• [SUPPLIED MATERIAL]:
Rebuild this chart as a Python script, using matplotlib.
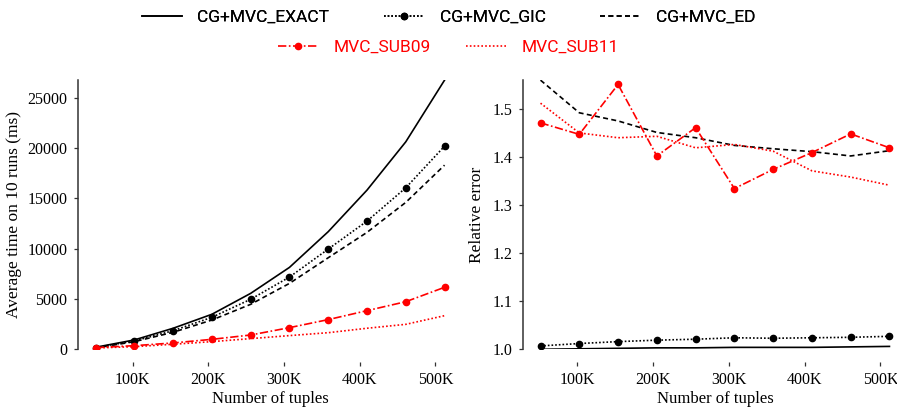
import numpy as np
import matplotlib.pyplot as plt
from matplotlib.lines import Line2D

# number of tuples (51.2K steps)
tuples = [51200, 102400, 153600, 204800, 256000, 307200, 358400, 409600, 460800, 512000]

# average time on 10 runs (ms)
time_exact = [200, 930, 2090, 3480, 5560, 8140, 11690, 15820, 20620, 26750]
time_gic = [165, 830, 1850, 3180, 4970, 7180, 9960, 12740, 16050, 20190]
time_ed = [130, 760, 1690, 2910, 4470, 6550, 9100, 11620, 14600, 18300]
time_sub09 = [165, 360, 630, 990, 1420, 2150, 2950, 3840, 4730, 6160]
time_sub11 = [130, 260, 500, 760, 1060, 1360, 1650, 2090, 2480, 3340]

# relative error
err_exact = [1.000, 1.001, 1.002, 1.003, 1.003, 1.004, 1.004, 1.004, 1.005, 1.006]
err_gic = [1.007, 1.012, 1.016, 1.019, 1.021, 1.024, 1.023, 1.024, 1.025, 1.027]
err_ed = [1.561, 1.493, 1.476, 1.452, 1.441, 1.425, 1.418, 1.412, 1.403, 1.414]
err_sub09 = [1.472, 1.448, 1.552, 1.403, 1.462, 1.335, 1.375, 1.410, 1.449, 1.420]
err_sub11 = [1.513, 1.451, 1.441, 1.444, 1.420, 1.427, 1.413, 1.372, 1.359, 1.342]

labels = ['CG+MVC_EXACT', 'CG+MVC_GIC', 'CG+MVC_ED', 'MVC_SUB09', 'MVC_SUB11']

plt.rcParams['font.family'] = ['Liberation Serif', 'DejaVu Serif']
plt.rcParams['font.size'] = 11.5

styles = [
    dict(color='black', linestyle='-', lw=1.2),
    dict(color='black', linestyle=(0, (1, 1.2)), lw=1.2, marker='o', ms=4.5),
    dict(color='black', linestyle=(0, (3, 2)), lw=1.2),
    dict(color='red', linestyle=(0, (5, 1.5, 1, 1.5)), lw=1.2, marker='o', ms=4.5),
    dict(color='red', linestyle=(0, (1, 1.3)), lw=1.2),
]

fig = plt.figure(figsize=(8.97, 4.09), dpi=100)
ax1 = fig.add_axes([0.087, 0.146, 0.428, 0.658])
ax2 = fig.add_axes([0.583, 0.146, 0.428, 0.658])

for series, st in zip([time_exact, time_gic, time_ed, time_sub09, time_sub11], styles):
    ax1.plot(tuples, series, **st)
for series, st in zip([err_exact, err_gic, err_ed, err_sub09, err_sub11], styles):
    ax2.plot(tuples, series, **st)

ax1.set_ylim(0, max(time_exact))
ax2.set_ylim(1.0, max(err_ed))
ax1.set_yticks([0, 5000, 10000, 15000, 20000, 25000])
ax2.set_yticks([1.0, 1.1, 1.2, 1.3, 1.4, 1.5])
ax2.set_yticklabels(['1.0', '1.1', '1.2', '1.3', '1.4', '1.5'])

for ax in (ax1, ax2):
    ax.set_xlim(28000, 535000)
    ax.set_xticks([100000, 200000, 300000, 400000, 500000])
    ax.set_xticklabels(['100K', '200K', '300K', '400K', '500K'])
    for s in ('top', 'right'):
        ax.spines[s].set_visible(False)
    ax.spines['bottom'].set_position(('outward', 9))
    ax.spines['bottom'].set_visible(False)
    ax.spines['left'].set_color('#333333')
    ax.spines['left'].set_linewidth(1.1)
    ax.tick_params(length=3.2, width=0.9, color='#333333', pad=4.5, labelsize=11.5)
    ax.set_xlabel('Number of tuples', labelpad=2, fontsize=12)

ax1.set_ylabel('Average time on 10 runs (ms)', labelpad=4, fontsize=12.5)
ax2.set_ylabel('Relative error', labelpad=5, fontsize=12.5)

handles = [Line2D([], [], **st) for st in styles]
leg_font = {'family': ['Roboto', 'DejaVu Sans'], 'size': 12.5}
leg1 = fig.legend(handles[:3], labels[:3], loc='center', bbox_to_anchor=(0.5, 0.958),
                  ncol=3, frameon=False, prop=leg_font, handlelength=2.3,
                  handletextpad=0.9, columnspacing=3.15)
leg2 = fig.legend(handles[3:], labels[3:], loc='center', bbox_to_anchor=(0.5, 0.885),
                  ncol=2, frameon=False, prop=leg_font, handlelength=2.3,
                  handletextpad=0.9, columnspacing=2.0)
for t in leg2.get_texts():
    t.set_color('red')
fig.add_artist(leg1)

fig.savefig('out.png', dpi=100)
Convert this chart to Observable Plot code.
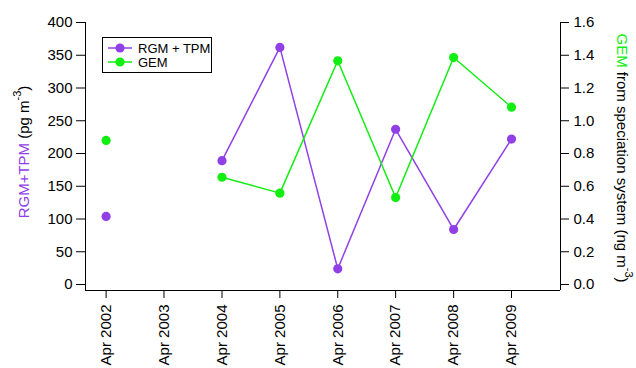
<!DOCTYPE html>
<html>
<head>
<meta charset="utf-8">
<script src="https://cdn.jsdelivr.net/npm/d3@7"></script>
<script src="https://cdn.jsdelivr.net/npm/@observablehq/plot@0.6"></script>
<style>
  html, body { margin: 0; padding: 0; background: #fff; }
  #chart svg { display: block; }
</style>
</head>
<body>
<div id="chart"></div>
<script>
// ---- data ----
const years = [2002, 2003, 2004, 2005, 2006, 2007, 2008, 2009];
const rgmTpm = [104, NaN, 189, 362, 24, 237, 84, 222];      // pg m-3 (left axis)
const gem = [0.88, NaN, 0.655, 0.558, 1.366, 0.531, 1.386, 1.083]; // ng m-3 (right axis)
const leftTicks = [0, 50, 100, 150, 200, 250, 300, 350, 400];
const rightTicks = [0, 0.2, 0.4, 0.6, 0.8, 1.0, 1.2, 1.4, 1.6];
const seriesNames = ["RGM + TPM", "GEM"];

const purple = "#9040E6";
const green = "#11EE11";
const ratio = 400 / 1.6; // right axis mapped to left scale

const dates = years.map(y => new Date(Date.UTC(y, 3, 1)));
const rows = years.map((y, i) => ({date: dates[i], rgm: rgmTpm[i], gem: gem[i] * ratio}));

const xDomain = [new Date(Date.UTC(2001, 10, 22)), new Date(Date.UTC(2010, 1, 4))];
const yMin = -400 * 6 / 262;

const plot = Plot.plot({
  width: 636,
  height: 368,
  marginLeft: 85,
  marginRight: 76,
  marginTop: 22,
  marginBottom: 78,
  style: {fontFamily: "'Liberation Sans', Arial, sans-serif", color: "#000", background: "#fff"},
  x: {type: "utc", domain: xDomain},
  y: {domain: [yMin, 400]},
  marks: [
    // frame lines
    Plot.ruleX([xDomain[0]], {y1: yMin, y2: 400, stroke: "#000", strokeWidth: 1}),
    Plot.ruleX([xDomain[1]], {y1: yMin, y2: 400, stroke: "#000", strokeWidth: 1}),
    Plot.ruleY([yMin], {x1: xDomain[0], x2: xDomain[1], stroke: "#000", strokeWidth: 1}),
    // axes
    Plot.axisY(leftTicks, {anchor: "left", tickSize: 9, tickPadding: 4, fontSize: 15, label: null, stroke: "#000"}),
    Plot.axisY(rightTicks.map(v => v * ratio), {anchor: "right", tickSize: 8, tickPadding: 5, fontSize: 15, label: null,
      tickFormat: d => (d / ratio).toFixed(1)}),
    Plot.axisX(dates, {anchor: "bottom", tickSize: 8, tickPadding: 6, tickRotate: -90, fontSize: 15, label: null,
      tickFormat: d3.utcFormat("%b %Y")}),
    // series
    Plot.line(rows, {x: "date", y: "rgm", stroke: purple, strokeWidth: 1.5}),
    Plot.dot(rows, {x: "date", y: "rgm", fill: purple, r: 4.6}),
    Plot.line(rows, {x: "date", y: "gem", stroke: green, strokeWidth: 1.5}),
    Plot.dot(rows, {x: "date", y: "gem", fill: green, r: 4.6})
  ]
});

document.getElementById("chart").appendChild(plot);

// ---- titles and legend ----
const svg = d3.select(plot);
const font = "'Liberation Sans', Arial, sans-serif";

// left title
const lt = svg.append("text")
  .attr("transform", "translate(29,152) rotate(-90)")
  .attr("text-anchor", "middle")
  .attr("font-family", font).attr("font-size", 15).attr("fill", "#000");
lt.append("tspan").attr("fill", purple).text("RGM+TPM");
lt.append("tspan").text(" (pg m");
lt.append("tspan").attr("font-size", 11).attr("dy", -8).text("-3");
lt.append("tspan").attr("dy", 8).text(")");

// right title
const rt = svg.append("text")
  .attr("transform", "translate(617,158) rotate(90)")
  .attr("text-anchor", "middle")
  .attr("font-family", font).attr("font-size", 15).attr("fill", "#000");
rt.append("tspan").attr("fill", green).text("GEM");
rt.append("tspan").text(" from speciation system (ng m");
rt.append("tspan").attr("font-size", 11).attr("dy", -8).text("-3");
rt.append("tspan").attr("dy", 8).text(")");

// legend
const lg = svg.append("g").attr("font-family", font).attr("font-size", 13).attr("text-anchor", "start");
lg.append("rect").attr("x", 102.5).attr("y", 37.5).attr("width", 109).attr("height", 35)
  .attr("fill", "#fff").attr("stroke", "#000").attr("stroke-width", 1);
[purple, green].forEach((c, i) => {
  const y = 48 + i * 14;
  lg.append("line").attr("x1", 108).attr("x2", 132).attr("y1", y).attr("y2", y)
    .attr("stroke", c).attr("stroke-width", 1.5);
  lg.append("circle").attr("cx", 120).attr("cy", y).attr("r", 4.6).attr("fill", c);
  lg.append("text").attr("x", 138).attr("y", y + 4.5).attr("text-anchor", "start")
    .attr("fill", "#000").text(seriesNames[i]);
});
</script>
</body>
</html>
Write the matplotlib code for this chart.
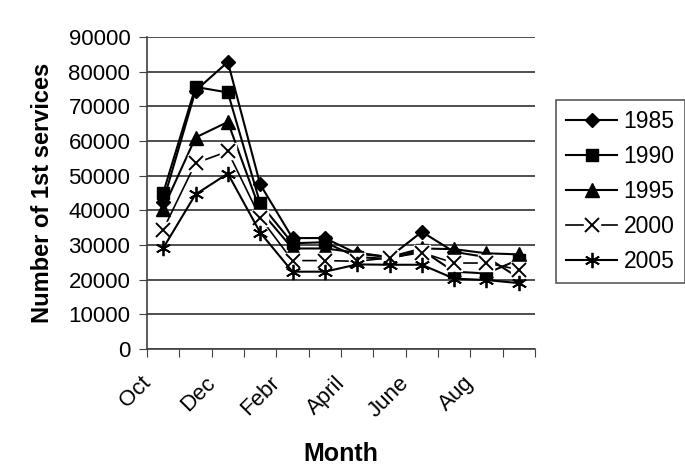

• [YOUR GOAL]:
Write out again exactly the lines from the start of the data above through the line containing "409600, 460800, 512000]", inclusive, excluding any pictures.

• [ANSWER]:
Rebuild this chart as a Python script, using matplotlib.
import numpy as np
import matplotlib.pyplot as plt
from matplotlib.lines import Line2D

# number of tuples (51.2K steps)
tuples = [51200, 102400, 153600, 204800, 256000, 307200, 358400, 409600, 460800, 512000]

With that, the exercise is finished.